The film consistently maintains the “guys with a camera” aesthetic until meeting a man named David James (Dave Potter), who seems to know an awful lot about Lunology and its founder. And this is where the movie is at its most fascinating and dumbfounding. For the next ten to fifteen minutes, we step out of the first person POV and into a sequence that would not look at all out of place on The History Channel. To attempt to recreate the explanation would be near impossible, so I will instead say this: you’ll never look at Ben Franklin, Thomas Edison, and Elvis the same ever again.

The movie ends with a twist that you may or may not see coming, which frankly doesn’t even matter—the story is so well-told and the twist so appropriate to the story that all it does is lend credence to the theories of Lunology and its potential dangers.

The acting is consistently believable, and in the case of Dave Potter, quite effective. He is a heavy presence whenever on screen, and his performance perfectly captures fear, conflict, and regret.

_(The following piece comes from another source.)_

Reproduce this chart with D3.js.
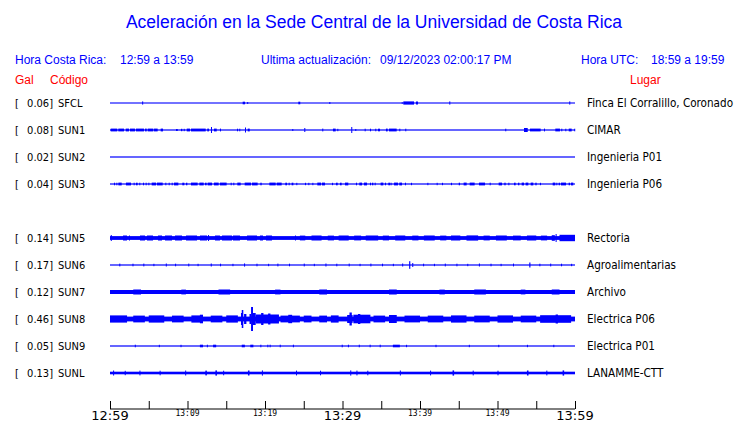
<!DOCTYPE html>
<html><head><meta charset="utf-8">
<script src="https://cdn.jsdelivr.net/npm/d3@7"></script>
<style>
body{margin:0;background:#fff;}
svg{display:block;}
</style></head>
<body>
<svg id="c" width="740" height="423"></svg>
<script>
// ---------------- DATA ----------------
const title = "Aceleración en la Sede Central de la Universidad de Costa Rica";
const horaCR = "12:59 a 13:59";
const horaUTC = "18:59 a 19:59";
const ultima = "09/12/2023 02:00:17 PM";

const codes  = ["SFCL","SUN1","SUN2","SUN3","SUN5","SUN6","SUN7","SUN8","SUN9","SUNL"];
const gal    = [0.06, 0.08, 0.02, 0.04, 0.14, 0.17, 0.12, 0.46, 0.05, 0.13];
const places = ["Finca El Corralillo, Coronado","CIMAR","Ingenieria P01","Ingenieria P06",
                "Rectoria","Agroalimentarias","Archivo","Electrica P06","Electrica P01","LANAMME-CTT"];
const slots  = [0,1,2,3,5,6,7,8,9,10];

// time axis (minutes after 12:59)
const tickMinutes = [0,5,10,15,20,25,30,35,40,45,50,55,60];
const labelMinutes = [0,10,20,30,40,50,60];
const tickLabels = ["12:59","13:09","13:19","13:29","13:39","13:49","13:59"];
const majorLabel = [true,false,false,true,false,false,true];

// continuous noise level of each trace (px half-height)
const baseAmp = [0.55, 0.6, 0.6, 0.6, 1.9, 0.6, 2.0, 2.4, 0.6, 1.3];

// bursts: [start minute, end minute, half amplitude]
const bSFCL = [[4.15,4.2,1.6],[17.12,17.42,1.3],[17.7,17.75,1],[24.3,24.55,1.3],[28.3,28.35,1],
  [37.64,37.68,0.8],[37.85,39.23,1.6],[39.48,39.74,1.5],[43.78,43.83,1.6],[59.26,59.31,1.6]];
const bSUN1 = [[0.09,0.94,1.4],[1.07,1.81,1.4],[2.03,2.45,1.4],[2.58,3.23,1.4],[3.35,4.39,1.4],
  [4.52,4.74,1.4],[4.86,5.59,1.4],[5.68,6.15,1.4],[6.54,6.84,1.4],[8.52,8.74,1],[9.16,9.33,1.2],
  [9.51,9.59,1.2],[9.9,10.32,1.4],[10.45,12.35,1.4],[12.55,12.77,1.4],[13.03,13.1,3],[13.42,13.77,1.4],
  [14.19,14.25,1.4],[16.39,16.45,1.3],[16.68,16.74,1.3],[17.42,17.48,2.5],[17.77,18.03,1.4],
  [23.52,23.57,1],[25.07,25.12,2],[27.39,27.44,1.4],[28.77,29.12,1.4],[29.33,29.38,1.2],
  [31.13,31.18,3],[31.65,31.7,1],[32.86,32.99,1.3],[33.55,33.6,1.3],[34.23,34.28,1.3],
  [34.58,34.84,1.3],[35.61,35.83,1.4],[36.0,36.99,1.4],[37.33,37.38,1.3],[38.1,38.15,1.3],
  [51.0,51.05,1.3],[53.42,53.9,2],[54.19,55.57,1.4],[56.0,56.05,1.4],[57.46,58.06,1.4],
  [58.23,58.28,1.3],[58.75,58.8,1.3],[59.19,59.57,1.4],[59.9,59.95,1.3]];
const bSUN2 = [];
const bSUN3 = [[0.52,0.65,1.3],[0.82,0.9,1.3],[1.08,1.51,1.4],[2.06,2.71,1.4],[3.05,3.18,1.3],
  [3.35,3.57,1.3],[3.78,3.87,1.3],[4.26,4.39,1.3],[4.6,4.69,1.3],[4.95,5.08,1.3],[5.38,5.94,1.4],
  [6.06,6.8,1.4],[7.14,7.27,1.3],[7.57,7.7,1.3],[7.96,8.09,1.3],[8.26,8.82,1.4],[9.33,9.59,1.3],
  [9.81,9.98,1.3],[10.45,11.31,1.4],[11.53,12.09,1.4],[12.26,12.47,1.3],[12.6,13.16,1.4],
  [13.42,14.02,1.4],[14.19,15.05,1.4],[15.57,15.7,1.3],[15.91,16.04,1.3],[16.43,16.86,1.4],
  [17.38,18.19,1.4],[18.32,19.05,1.4],[19.4,19.57,1.3],[20.56,21.38,1.4],[21.51,22.15,1.4],
  [22.62,22.84,1.3],[23.05,23.18,1.3],[23.44,23.66,1.3],[24.04,24.08,1.2],[25.16,25.2,1.2],
  [25.59,25.63,1.2],[26.11,26.15,1.2],[26.75,27.23,1.4],[27.35,27.74,1.4],[28.65,28.69,1.2],
  [29.16,29.38,1.3],[29.68,29.89,1.3],[30.32,30.75,1.4],[31.74,31.87,1.3],[32.17,32.52,1.4],
  [32.77,33.16,1.4],[33.55,33.68,1.3],[33.81,33.98,1.3],[34.15,34.28,1.3],[34.92,35.27,1.4],
  [35.48,35.57,1.3],[35.91,36.13,1.3],[36.2,36.24,1.3],[36.65,37.16,1.4],[37.33,37.68,1.4],
  [38.06,38.15,1.3],[38.84,38.88,1.2],[40.95,40.99,1.2],[42.15,42.19,1.2],[42.84,42.88,1.2],
  [44.0,44.04,1.2],[45.0,45.16,1.3],[45.63,46.02,1.4],[46.41,47.05,1.4],[47.61,48.39,1.4],
  [48.99,49.12,1.3],[50.15,50.58,1.4],[50.88,51.05,1.3],[51.4,51.53,1.3],[52.13,52.34,1.3],
  [52.65,52.82,1.3],[53.12,53.42,1.4],[53.63,53.98,1.4],[54.28,54.62,1.4],[54.88,55.05,1.3],
  [55.48,55.52,1.2],[57.12,57.46,1.4],[57.59,57.72,1.3],[57.89,58.06,1.3],[58.19,58.84,1.4],
  [59.18,59.35,1.3],[59.48,59.78,1.4]];
const bSUN5 = [[0.1,0.2,3],[1.68,2.19,2.5],[2.45,2.5,2.5],[3.87,4.52,2.5],[4.77,5.55,2.5],
  [6.19,6.71,2.5],[7.1,8.0,2.5],[8.39,9.29,2.5],[9.81,11.23,2.5],[11.61,12.52,2.5],[12.65,12.7,3],
  [13.55,14.19,2.5],[14.45,15.74,2.5],[15.87,16.77,2.5],[17.68,18.97,2.5],[19.35,19.74,2.5],
  [20.13,20.9,2.5],[23.87,23.92,2.5],[24.5,25.2,2.4],[26.0,27.3,2.5],[28.1,28.9,2.4],[29.5,30.8,2.5],
  [31.5,32.4,2.4],[33.0,34.6,2.5],[35.2,36.0,2.4],[36.8,38.1,2.5],[39.0,39.8,2.4],[40.5,41.9,2.5],
  [42.6,43.4,2.4],[44.0,45.2,2.5],[46.0,47.5,2.6],[48.2,49.0,2.4],[49.8,51.2,2.5],[52.0,53.0,2.4],
  [53.8,55.0,2.5],[55.6,56.4,2.4],[57.0,57.4,2.8],[57.5,57.6,4],[58.0,60,3.2]];
const bSUN6 = [[1.2,1.25,1.4],[2.9,2.95,1.3],[4.3,4.35,1.4],[5.6,5.65,1.2],[7.2,7.3,1.5],[8.4,8.45,1.3],
  [10.1,10.2,1.4],[11.3,11.35,1.2],[13.0,13.1,1.5],[14.2,14.25,1.3],[15.8,15.85,1.2],[17.3,17.4,1.6],
  [18.9,18.95,1.3],[20.4,20.45,1.2],[21.6,21.7,1.4],[23.1,23.15,1.3],[25.0,25.05,1.4],[26.3,26.35,1.2],
  [27.8,27.9,1.5],[29.2,29.25,1.3],[30.8,30.85,1.4],[32.2,32.25,1.2],[33.6,33.7,1.4],[35.1,35.15,1.3],
  [36.5,36.55,1.2],[37.7,37.8,1.5],[38.6,38.75,3.8],[39.0,39.1,2],[40.4,40.45,1.3],[41.8,41.85,1.2],
  [43.2,43.3,1.4],[44.7,44.75,1.3],[46.1,46.15,1.2],[47.6,47.7,1.5],[49.1,49.15,1.3],[50.4,50.45,1.2],
  [52.0,52.05,1.4],[54.1,54.25,2.5],[55.4,55.45,1.3],[56.8,56.9,1.4],[58.2,58.25,1.3],[59.5,59.55,1.2]];
const bSUN7 = [[3.0,4.0,2.5],[9.2,9.8,2.4],[14.0,15.5,2.5],[21.3,22.0,2.4],[27.0,28.0,2.5],
  [36.0,37.0,2.5],[42.5,43.2,2.4],[47.0,48.5,2.5],[53.0,53.6,2.4],[57.0,58.0,2.5]];
const bSUN8 = [[0,2.2,3.6],[3.0,4.5,3.4],[5.0,7.0,3.6],[8.0,9.5,3.4],[10.5,12.0,3.6],[11.6,12.0,4.3],
  [13.0,14.5,3.4],[15.0,16.5,3.6],[16.9,17.1,6],[17.0,17.2,9],[17.3,17.6,5],[18.0,18.2,5],
  [18.2,18.45,12],[18.45,18.8,6],[18.8,21.8,4.5],[19.5,19.8,6],[20.4,20.7,5.5],[22.0,24.5,3.4],
  [23.0,23.5,4.2],[25.0,26.0,3.4],[27.0,28.0,3.4],[28.5,29.5,3.6],[30.6,31.3,4],[30.9,31.2,6.5],
  [31.4,33.6,4.3],[32.0,32.3,5],[34.0,35.5,3.4],[36.0,37.0,4],[38.0,40.0,3.4],[41.0,43.0,3.4],
  [44.0,46.0,3.6],[47.0,49.0,3.4],[50.0,52.0,3.6],[53.0,55.0,3.4],[55.5,59.5,3.8],[57.5,57.8,4.5]];
const bSUN9 = [[3.2,3.25,1.3],[6.3,6.35,1.2],[9.1,9.15,1.2],[11.6,12.0,1.3],[12.5,12.6,1.3],[13.3,13.7,1.3],
  [17.0,17.4,1.3],[18.1,18.5,1.3],[19.4,19.45,1.3],[20.3,20.35,1.3],[20.6,20.65,1.3],[21.9,21.95,1.3],
  [23.6,23.65,1.3],[29.9,29.95,1.3],[30.7,30.75,1.3],[32.1,32.15,1.3],[33.5,33.55,1.3],[34.8,34.85,1.3],
  [36.5,37.4,1.3],[38.2,38.25,1.2],[42.0,42.05,1.2],[46.3,46.35,1.2],[50.1,50.15,1.2],[53.8,53.85,1.2],
  [57.2,57.25,1.2]];
const bSUNL = [[0.4,0.5,2.5],[1.9,2.0,2.2],[3.8,3.9,2.4],[6.4,6.5,2.3],[9.7,9.8,2.5],[12.3,12.5,2.4],
  [13.6,13.8,2.6],[14.6,14.7,2.3],[17.8,18.0,2.5],[19.6,19.7,2.6],[24.0,24.1,2.4],[27.1,27.2,2.3],
  [31.0,31.1,2.6],[31.8,31.9,2.4],[33.2,33.3,2.3],[37.4,37.5,2.5],[41.3,41.4,2.4],[44.2,44.4,2.6],
  [46.8,46.9,2.4],[50.0,50.1,2.3],[53.8,54.0,2.5],[56.3,56.4,2.4],[58.4,58.6,2.6]];
const bursts = [bSFCL,bSUN1,bSUN2,bSUN3,bSUN5,bSUN6,bSUN7,bSUN8,bSUN9,bSUNL];

// ---------------- DRAW ----------------
const svg = d3.select("#c");
const blue = "#0000ff", red = "#ff0000";
const sans = "'Liberation Sans', Arial, sans-serif";
const dv = "'DejaVu Sans', sans-serif";

const x = d3.scaleLinear().domain([0,60]).range([110,575]);
const y = d3.scaleLinear().domain([0,10]).range([103,373]);

svg.append("text").attr("x",374).attr("y",28).attr("text-anchor","middle")
  .attr("font-family",sans).attr("font-size",17.5).attr("fill",blue).text(title);

const hdr = [[15,"Hora Costa Rica:"],[120,horaCR],[261,"Ultima actualización:"],[380,ultima],
             [581,"Hora UTC:"],[651,horaUTC]];
svg.selectAll("text.h").data(hdr).join("text").attr("class","h")
  .attr("x",d=>d[0]).attr("y",64).attr("font-family",sans).attr("font-size",12)
  .attr("fill",blue).text(d=>d[1]);

[[15,"Gal"],[50,"Código"],[630,"Lugar"]].forEach(d=>{
  svg.append("text").attr("x",d[0]).attr("y",83.5).attr("font-family",sans)
    .attr("font-size",12).attr("fill",red).text(d[1]);
});

const rows = svg.append("g");
codes.forEach((c,i)=>{
  const yc = y(slots[i]);
  const g = rows.append("g");
  g.append("text").attr("x",15).attr("y",yc+4).attr("font-family",dv).attr("font-size",11)
    .attr("font-stretch","condensed").text("[");
  g.append("text").attr("x",53).attr("y",yc+4).attr("text-anchor","end").attr("font-family",dv)
    .attr("font-size",11).attr("font-stretch","condensed").text(gal[i].toFixed(2)+"]");
  g.append("text").attr("x",58).attr("y",yc+4).attr("font-family",dv).attr("font-size",11)
    .attr("font-stretch","condensed").text(c);
  g.append("text").attr("x",587).attr("y",yc+4).attr("font-family",dv).attr("font-size",11.6)
    .attr("font-stretch","condensed").text(places[i]);
  // baseline noise
  g.append("rect").attr("x",x(0)).attr("width",x(60)-x(0))
    .attr("y",yc-baseAmp[i]).attr("height",2*baseAmp[i]).attr("fill",blue);
  g.selectAll("rect.b").data(bursts[i]).join("rect").attr("class","b")
    .attr("x",d=>x(d[0])).attr("width",d=>Math.max(1,x(d[1])-x(d[0])))
    .attr("y",d=>yc-d[2]).attr("height",d=>2*d[2]).attr("fill",blue);
});

// axis
const ax = svg.append("g").attr("transform","translate(0,409)");
ax.call(d3.axisTop(x).tickValues(tickMinutes).tickSize(8).tickFormat(""));
ax.select(".domain").attr("d",`M${x(0)},0H${x(60)}`).attr("stroke","#000");
ax.selectAll(".tick line").attr("stroke","#000");
labelMinutes.forEach((m,i)=>{
  svg.append("text").attr("x",x(m)).attr("y",majorLabel[i]?420:416)
    .attr("text-anchor","middle")
    .attr("font-family",majorLabel[i]?dv:"'DejaVu Sans Mono', monospace")
    .attr("font-size",majorLabel[i]?13:8).text(tickLabels[i]);
});
</script>
</body></html>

Alas, like any low budget genre film, there are problems. Some of the antagonists who run around in suits and sunglasses straddle that thin line between threatening and silly. There are some pacing issues, mainly in the beginning of the film. Of the few scenes containing visual effects, one of them involving a car just doesn't work. Lastly (and this is more of a marketing thing) that tagline, "There are people on the moon, they're from the future, and they changed history," is unforgivably cheesy.

Despite these very minor quibbles (and they are minor), Lunopolis is more than worth your time.

It’s a damn shame that a movie as intelligent as this one is reduced to festival screenings and DVD, whereas garbage like Apollo 18 receives a wide release (and little critic support). Like all things deserving, I’m sure the movie will gradually find its audience.


Lunopolis hits video October 11.

1 comment:

  1. damn superb movie. i really enjoyed viewing this story that will definately give conspiricy guys somemore to work with. again love the flick!